Modéliser la physique atmosphérique, prévoir la formation de cyclones tropicaux, et prédire le climat futur

Tom Beucler, Institut des dynamiques de la surface terrestre

Tom Beucler est physicien du climat. Il intègre depuis longtemps l’intelligence artificielle dans ses recherches, dont une partie porte spécifiquement sur l’apprentissage machine.

Son objectif est d’améliorer la modélisation de la physique atmosphérique, notamment afin d’augmenter la qualité des prévisions météorologiques et des projections du changement climatique. Outre leur intérêt scientifique, ces projections sont importantes pour pouvoir anticiper certains événements climatiques extrêmes qui se produisent déjà, ou risquent de se produire, dans le contexte de l’évolution du climat.

Améliorer les modèles grâce aux réseaux de neurones tout en respectant les lois de la physique

L’atmosphère suit des lois physiques qui peuvent être traduites en équations. La complexité atmosphérique provient de la multitude de variables et d’échelles impliquées, qui peuvent interagir entre elles. Lorsque qu’il désire modéliser cette complexité, Tom Beucler se retrouve vite face aux limites de la capacité de calcul des ordinateurs. Il intègre les réseaux de neurones pour réduire le coût de calcul, avec la possibilité de combiner des variables de natures multiples (modèles haute-résolution, radars météorologiques, images satellites, etc). Ceci lui permet d’améliorer et simplifier la représentation des processus complexes et rendre les modèles atmosphériques plus accessibles car moins coûteux.  

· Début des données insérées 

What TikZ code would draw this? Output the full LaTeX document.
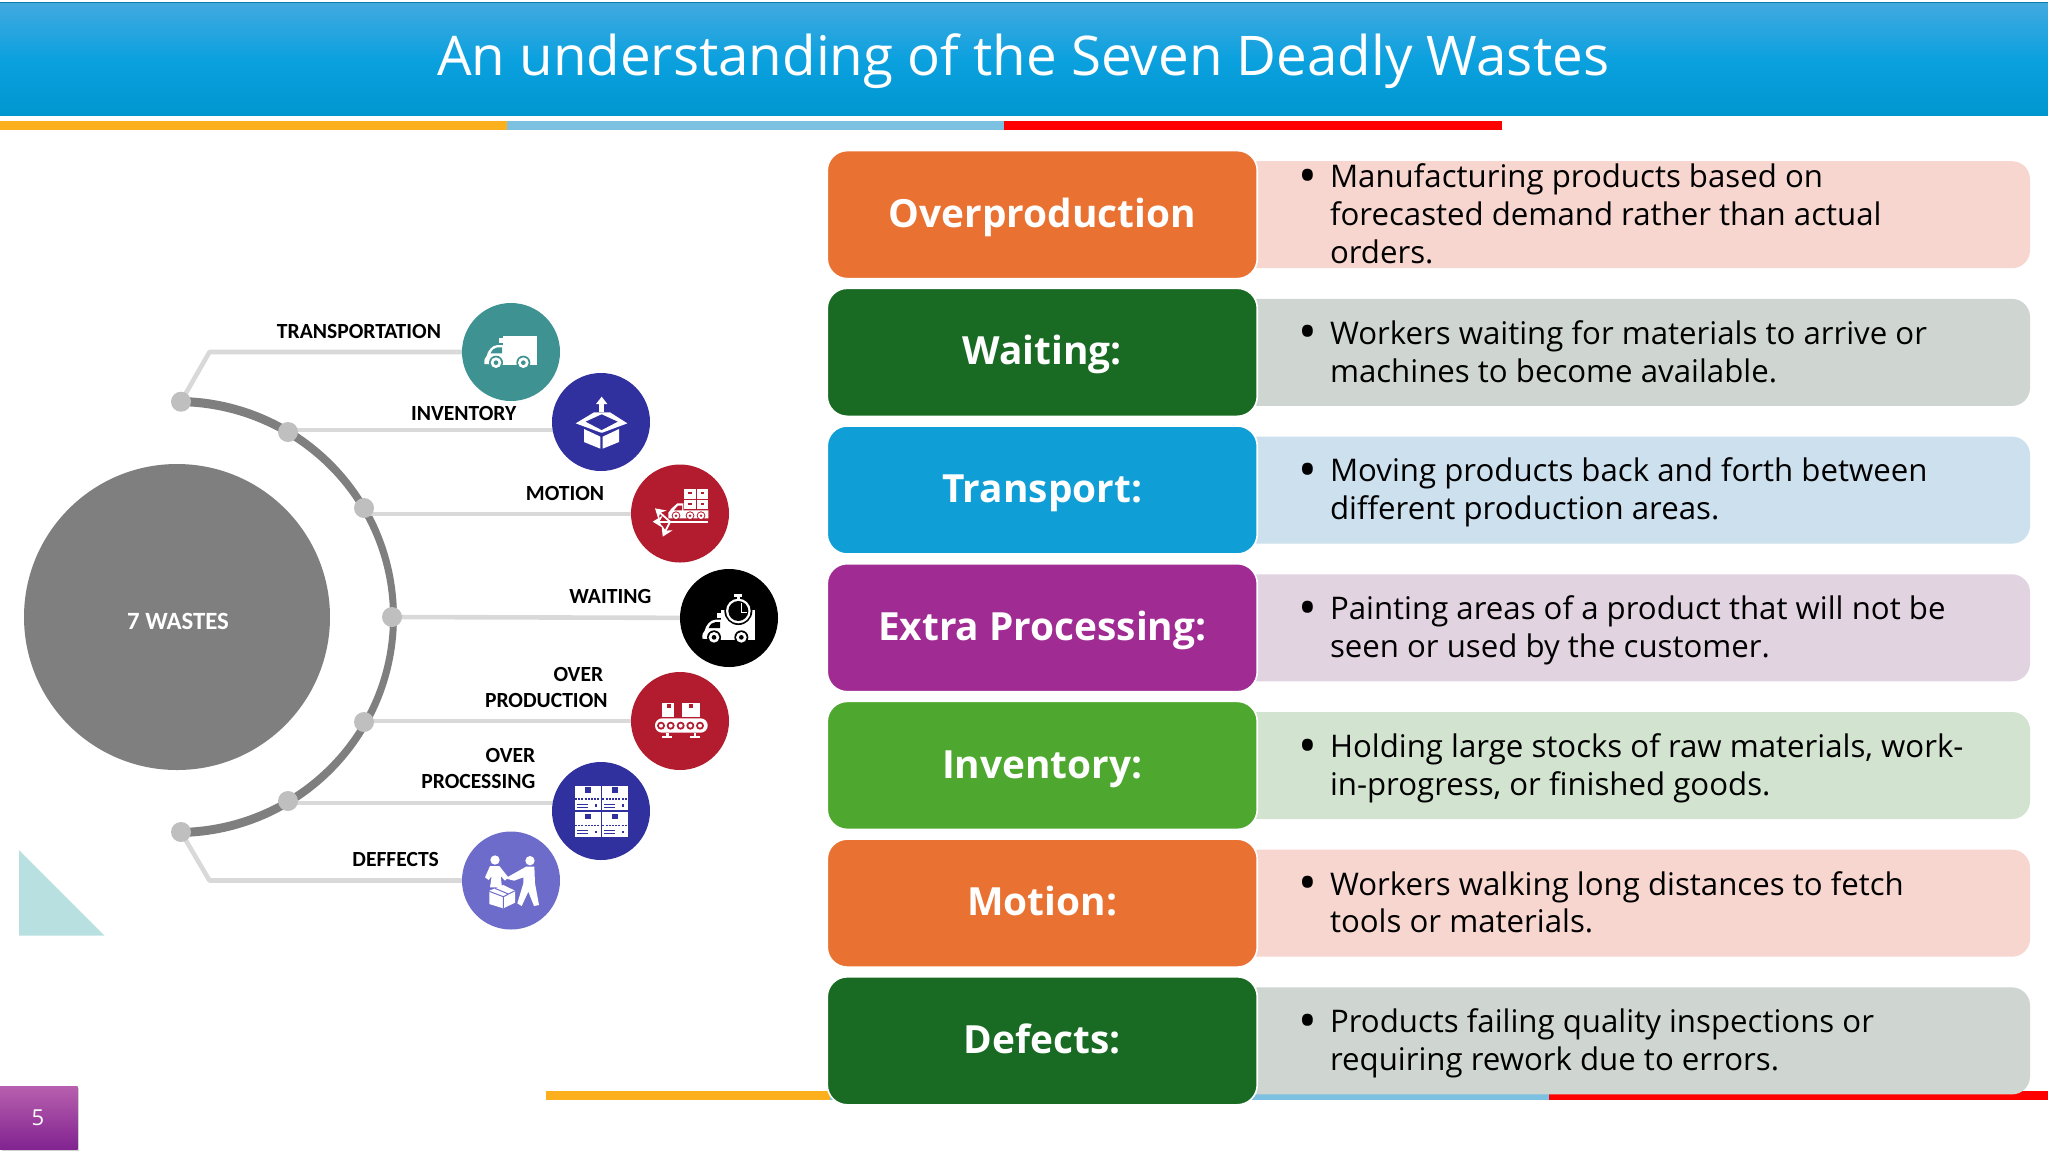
\documentclass[tikz,border=0pt]{standalone}
\usepackage{fontspec}
\usetikzlibrary{arrows.meta}
\setmainfont{Open Sans}
\newfontfamily\labelfont{Carlito}
\newfontfamily\titlefont{Open Sans}
\newfontfamily\bodyfont{Open Sans}
\newfontfamily\headfont{Open Sans}
\definecolor{cOrange}{HTML}{E97132}
\definecolor{cGreen}{HTML}{196B24}
\definecolor{cBlue}{HTML}{0F9ED5}
\definecolor{cPurple}{HTML}{A02B93}
\definecolor{cLime}{HTML}{4EA72E}
\definecolor{lOrange}{HTML}{F7D6CF}
\definecolor{lGreen}{HTML}{CFD6D1}
\definecolor{lBlue}{HTML}{CDE0EE}
\definecolor{lPurple}{HTML}{E2D3E1}
\definecolor{lLime}{HTML}{D2E3D0}
\definecolor{stripeO}{HTML}{FDB01E}
\definecolor{stripeB}{HTML}{7CC1E1}
\definecolor{stripeR}{HTML}{FF0000}
\definecolor{cTeal}{HTML}{3E9292}
\definecolor{cNavy}{HTML}{30309E}
\definecolor{cRed}{HTML}{B31B2E}
\definecolor{cPeri}{HTML}{6E6CCB}
\definecolor{cGrey}{HTML}{7F7F7F}
\definecolor{cDot}{HTML}{BFBFBF}
\definecolor{cLine}{HTML}{D9D9D9}
\definecolor{cTri}{HTML}{B9E0E0}
\definecolor{bandTop}{HTML}{42A9E0}
\definecolor{bandMid}{HTML}{0BA1DF}
\definecolor{bandLow}{HTML}{0096D0}
\pgfdeclarelayer{bg}
\pgfsetlayers{bg,main}
\tikzset{
  headbox/.style={rectangle,rounded corners=10pt,draw=white,line width=0.8pt,minimum width=215pt,minimum height=64pt,inner sep=0pt,text=white,
    font=\headfont\bfseries\fontsize{19.4}{22}\selectfont,text height=14pt,text depth=1.4pt},
  bodytext/.style={anchor=north west,inner sep=0pt,align=left,text=black,font=\bodyfont\fontsize{15.6}{18.9}\selectfont},
  bulletmark/.style={anchor=base,inner sep=0pt,text=black,font=\fontsize{25}{26}\selectfont},
  iconcircle/.style={circle,minimum size=49pt,inner sep=0pt,fill=#1},
  jointdot/.style={circle,minimum size=10pt,inner sep=0pt,fill=cDot},
  connector/.style={draw=cLine,line width=2.3pt,line join=round},
  tag/.style={inner sep=0pt,text=black,align=right,font=\labelfont\bfseries\fontsize{10.8}{13}\selectfont},
}
\newcommand{\wasterow}[7]{% name, top, title, dark, light, baseline offset, body
  \fill[#5,rounded corners=9pt] (1240,#2+10.5) rectangle (2030,#2+117.5);
  \node[headbox,fill=#4] (h#1) at (1042.25,#2+63.9) {#3};
  \node[bulletmark] (k#1) at (1308,#2+10.5+#6+7) {•};
  \node[bodytext] (b#1) at (1329.6,#2+10.5+#6-25.5) {#7};
}
\newcommand{\truckglyph}[3]{%
  \begin{scope}[shift={(#1,#2)}]
    \fill[white] (22,-81) rectangle (124,7);
    \fill[white] (10,-73) rectangle (22,-58);
    \fill[white] (22,7) -- (22,-53) -- (5,-53) .. controls (-12,-53) and (-25,-35) .. (-28,-20) .. controls (-35,-15) and (-35,-8) .. (-35,4) -- cycle;
    \fill[#3] (18,-46) -- (5,-46) .. controls (-5,-46) and (-12,-38) .. (-16,-28) -- (18,-28) -- cycle;
    \foreach \w in {0,82}{
      \fill[#3] (\w,0) circle[radius=21];
      \fill[white] (\w,0) circle[radius=16];
      \fill[#3] (\w,0) circle[radius=7];
    }
  \end{scope}}
\begin{document}
\begin{tikzpicture}[x=0.5pt,y=-0.5pt]
\useasboundingbox (0,0) rectangle (2048,1152);
\begin{pgfonlayer}{bg}
\fill[white] (0,0) rectangle (2048,1152);
\end{pgfonlayer}
% title band
\shade[top color=bandTop,bottom color=bandLow,middle color=bandMid] (0,3) rectangle (2048,115);
\draw[color=cBlue!80!black,line width=0.6pt] (0,2.5) -- (2048,2.5);
\node[inner sep=0pt,text=white,font=\titlefont\fontsize{27.35}{30}\selectfont,anchor=base] (title) at (1023,75) {An understanding of the Seven Deadly Wastes};
\fill[stripeO] (0,120.5) rectangle (506.5,130);
\fill[stripeB] (506.5,120.5) rectangle (1003.5,130);
\fill[stripeR] (1003.5,120.5) rectangle (1502,130);
% bottom stripes
\fill[stripeO] (546,1090.5) rectangle (830,1100);
\fill[stripeB] (830,1090.5) rectangle (1549,1100);
\fill[stripeR] (1549,1090.5) rectangle (2048,1100);
% page number
\fill[black!18] (1.5,1087.5) rectangle (79,1150.5);
\shade[top color=cPurple!75!white,bottom color=cPurple!90!black!90!blue] (0,1086) rectangle (77.5,1149);
\node[inner sep=0pt,text=white,font=\fontsize{11}{13}\selectfont] (pageno) at (38,1118) {5};
% triangle
\fill[cTri] (19,850) -- (104.6,935.7) -- (19,935.7) -- cycle;
% rows
\wasterow{a}{150.7}{Overproduction}{cOrange}{lOrange}{25}{\strut Manufacturing products based on\\\strut forecasted demand rather than actual\\\strut orders.}
\wasterow{b}{288.4}{Waiting:}{cGreen}{lGreen}{44}{\strut Workers waiting for materials to arrive or\\\strut machines to become available.}
\wasterow{c}{426.1}{Transport:}{cBlue}{lBlue}{44}{\strut Moving products back and forth between\\\strut different production areas.}
\wasterow{d}{563.8}{Extra Processing:}{cPurple}{lPurple}{44}{\strut Painting areas of a product that will not be\\\strut seen or used by the customer.}
\wasterow{e}{701.5}{Inventory:}{cLime}{lLime}{44}{\strut Holding large stocks of raw materials, work-\\\strut in-progress, or finished goods.}
\wasterow{f}{839.2}{Motion:}{cOrange}{lOrange}{44}{\strut Workers walking long distances to fetch\\\strut tools or materials.}
\wasterow{g}{976.9}{Defects:}{cGreen}{lGreen}{44}{\strut Products failing quality inspections or\\\strut requiring rework due to errors.}
% hub
\node[circle,fill=cGrey,minimum size=153pt,inner sep=0pt] (hub) at (177,617) {};
\node[inner sep=0pt,text=white,font=\labelfont\bfseries\fontsize{12.4}{14}\selectfont] (hubtext) at (178,621) {7 WASTES};
% joints
\node[jointdot] (d1) at (181,401.7) {};
\node[jointdot] (d2) at (288,432) {};
\node[jointdot] (d3) at (364,508) {};
\node[jointdot] (d4) at (392,617) {};
\node[jointdot] (d5) at (364,722) {};
\node[jointdot] (d6) at (288,801) {};
\node[jointdot] (d7) at (181,832) {};
% icon circles
\node[iconcircle=cTeal] (i1) at (511,352) {};
\node[iconcircle=cNavy] (i2) at (601,422) {};
\node[iconcircle=cRed] (i3) at (680,513.5) {};
\node[iconcircle=black] (i4) at (729,618) {};
\node[iconcircle=cRed] (i5) at (680,721) {};
\node[iconcircle=cNavy] (i6) at (601,811) {};
\node[iconcircle=cPeri] (i7) at (511,880.5) {};
\coordinate (k1) at (209.5,352);
\coordinate (k2) at (288,430);
\coordinate (k3) at (364,514);
\coordinate (k5) at (364,721);
\coordinate (k6) at (288,803);
\coordinate (k7) at (209.5,880.5);
\begin{pgfonlayer}{bg}
\fill[cGrey] (180.8,397) arc[start angle=-89,end angle=89,radius=220] -- (180.7,828) arc[start angle=89,end angle=-89,x radius=213,y radius=211] -- cycle;
\draw[connector] (d1.center) -- (k1) -- (i1.center);
\draw[connector] (k2) -- (k2 -| i2.center);
\draw[connector] (k3) -- (k3 -| i3.center);
\draw[connector] (d4.center) -- (i4.center);
\draw[connector] (k5) -- (k5 -| i5.center);
\draw[connector] (k6) -- (k6 -| i6.center);
\draw[connector] (d7.center) -- (k7) -- (i7.center);
\end{pgfonlayer}
% labels
\node[tag,anchor=base west] (t1) at (276.5,338.5) {TRANSPORTATION};
\node[tag,anchor=base west] (t2) at (410.7,420.5) {INVENTORY};
\node[tag,anchor=base west] (t3) at (525.5,500.5) {MOTION};
\node[tag,anchor=base west] (t4) at (569,603.5) {WAITING};
\node[tag,anchor=east] (t5) at (608,687.5) {OVER\hspace*{2.2pt}\\PRODUCTION};
\node[tag,anchor=east] (t6) at (535.7,768.5) {OVER\\PROCESSING};
\node[tag,anchor=base west] (t7) at (352,866.5) {DEFFECTS};
% icons: upper group
\begin{scope}[shift={(440,290)},x=0.16667pt,y=-0.16667pt]
\truckglyph{168}{218}{cTeal}
% inventory box
\fill[white] (478,338) rectangle (492,365);
\fill[white] (468,342) -- (485,320) -- (502,342) -- cycle;
\fill[white] (407,400) -- (462,367) -- (510,367) -- (562,400) -- (487,428) -- (483,428) -- cycle;
\fill[cNavy] (437,395) -- (485,373) -- (533,395) -- (485,420) -- cycle;
\fill[white] (432,417) -- (481,440) -- (481,476) -- (432,456) -- cycle;
\fill[white] (488,440) -- (537,417) -- (537,456) -- (488,476) -- cycle;
% motion
\fill[white] (733,597) rectangle (767,627);
\fill[white] (770,597) rectangle (805,627);
\fill[white] (733,630) rectangle (767,658);
\fill[white] (770,630) rectangle (805,658);
\foreach \x/\y in {745/605,782/605,745/638,782/638}{\fill[cRed] (\x,\y) rectangle +(10,6);}
\fill[white] (730,640) -- (712,640) -- (695,655) -- (685,668) -- (685,685) -- (805,685) -- (805,661) -- (730,661) -- cycle;
\fill[cRed] (714,647) -- (726,647) -- (726,661) -- (702,661) -- cycle;
\foreach \w in {708,750,783}{
  \fill[cRed] (\w,677) circle[radius=13];
  \fill[white] (\w,677) circle[radius=10];
  \fill[cRed] (\w,677) circle[radius=4];
}
\fill[white] (668,692) rectangle (805,698);
\draw[white,line width=0.9pt,-{Stealth[length=5pt,width=6pt]}] (690,695) -- (645,655);
\draw[white,line width=0.9pt,-{Stealth[length=5pt,width=6pt]}] (690,695) -- (638,695);
\draw[white,line width=0.9pt,-{Stealth[length=5pt,width=6pt]}] (690,695) -- (668,740);
\end{scope}
% icons: lower group
\begin{scope}[shift={(440,550)},x=0.16667pt,y=-0.16667pt]
\truckglyph{822}{262}{black}
\fill[black] (895,183) circle[radius=42];
\fill[white] (895,183) circle[radius=37];
\fill[black] (895,183) circle[radius=30];
\fill[white] (890,135) rectangle (900,150);
\fill[white] (883,133) rectangle (907,140);
\draw[white,line width=0.8pt] (905,160) -- (905,187) -- (922,187);
% over production
\fill[white] (667,460) rectangle (702,500);
\fill[white] (727,460) rectangle (780,500);
\fill[cRed] (680,463) rectangle (692,474);
\fill[cRed] (746,463) rectangle (758,474);
\fill[white,rounded corners=3.5pt] (645,505) rectangle (803,548);
\foreach \w in {663,692,722,751,780}{
  \fill[cRed] (\w,527) circle[radius=12];
  \fill[white] (\w,527) circle[radius=6];
}
\foreach \w in {682,765}{
  \fill[white] (\w-4,548) rectangle (\w+4,560);
  \fill[white] (\w-15,559) rectangle (\w+15,565);
}
% over processing
\foreach \x in {405,487}{\foreach \y in {707,787}{
  \fill[white] (\x,\y) rectangle ++(77,73);
  \fill[cNavy] (\x+30,\y+5) rectangle ++(17,16);
  \draw[cNavy,line width=0.7pt,dash pattern=on 1pt off 0.6pt] (\x,\y+40) -- ++(77,0);
  \draw[cNavy,line width=0.4pt] (\x+6,\y+55) -- ++(32,0);
  \draw[cNavy,line width=0.4pt] (\x+6,\y+64) -- ++(32,0);
  \fill[cNavy] (\x+60,\y+55) rectangle ++(6,8);
}}
% defects
\fill[white] (165,930) circle[radius=14];
\fill[white] (270,932) circle[radius=14];
\fill[white] (150,948) -- (178,948) -- (205,982) -- (195,992) -- (182,978) -- (186,1012) -- (150,1012) -- (155,978) -- (146,990) -- (135,982) -- cycle;
\fill[white] (258,950) -- (283,950) -- (285,1000) -- (297,1065) -- (282,1068) -- (265,1025) -- (245,1068) -- (232,1060) -- (250,1000) -- (250,982) -- (222,992) -- (196,985) -- cycle;
\fill[white] (148,1022) -- (190,1005) -- (225,1022) -- (225,1058) -- (190,1075) -- (148,1062) -- cycle;
\draw[cPeri,line width=0.5pt] (148,1024) -- (190,1040) -- (225,1022) (190,1040) -- (190,1075) (165,1015) -- (205,1032);
\end{scope}
\end{tikzpicture}
\end{document}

Tom Beucler précise qu’il arrive que les calculs basés uniquement sur des données et des algorithmes conduisent à des résultats incompatibles avec les lois physiques (par exemple, il a obtenu des résultats ne satisfaisant pas la loi de conservation de la masse et de l’énergie). Afin d’éviter cela, il intègre dans ses modèles d’IA la connaissance physique (apprentissage machine « guidé par la physique », où les modèles IA opèrent sur les données dans un cadre contraint par des connaissances physiques, évitant ainsi les résultats incohérents).

Grâce aux outils de la modélisation statistique, Tom Beucler et son équipe ont déjà pu obtenir des améliorations dans la modélisation de la formation et de l’évolution des cyclones tropicaux : là où les modèles classiques donnent de nombreux « faux positifs » (le modèle prédit un cyclone là où il n’y en a pas), les modèles plus cohérents avec les données observationnelles permet de conserver les prédictions correctes, tout en réduisant considérablement les « faux positifs ».

Il est essentiel de respecter des règles éthiques et scientifiques dans l’application de l’IA

Selon Tom Beucler : « L’utilisation de l’IA peut conduire à un renversement du processus scientifique » (voir encadré). Cependant, il met en garde contre une utilisation potentiellement biaisée de l’apprentissage machine lorsque celui-ci n’est pas encadré par des lois scientifiques ou éthiques. On peut relever des biais même dans le contexte de l’étude de la météorologie : les régions « riches » ont une densité de capteurs de données beaucoup plus élevée que les régions moins favorisées. Dans le cas de la prévision de formation des cyclones, ceci se traduit par des prédictions beaucoup plus fiables au large des côtes américaines que dans le nord de l’océan Indien par exemple.

L’IA : une (r)évolution dans la recherche ?

Tom Beucler parle d’un passage d’une approche scientifique ascendante (bottom-up) à une approche scientifique descendante (top-down) : traditionnellement, la recherche se développe à partir d’une théorie, dont les hypothèses sont testées en collectant des données sur le terrain. Le type de données collectées est déterminé par l’objectif poursuivi (approche bottom-up des hypothèses aux données). Avec l’IA, toutes les données pertinentes sont traitées et utilisées pour mettre en évidence des modèles ou des interactions entre différents paramètres (approche top-down des données aux hypothèses). Tom Beucler déclare que : « Cela laisse ouverte la possibilité de découvrir de nouvelles interactions ou équations, à condition que les données utilisées soient contrôlées (pertinentes, non biaisées) et que les résultats puissent être contraints dans un cadre théorique cohérent ».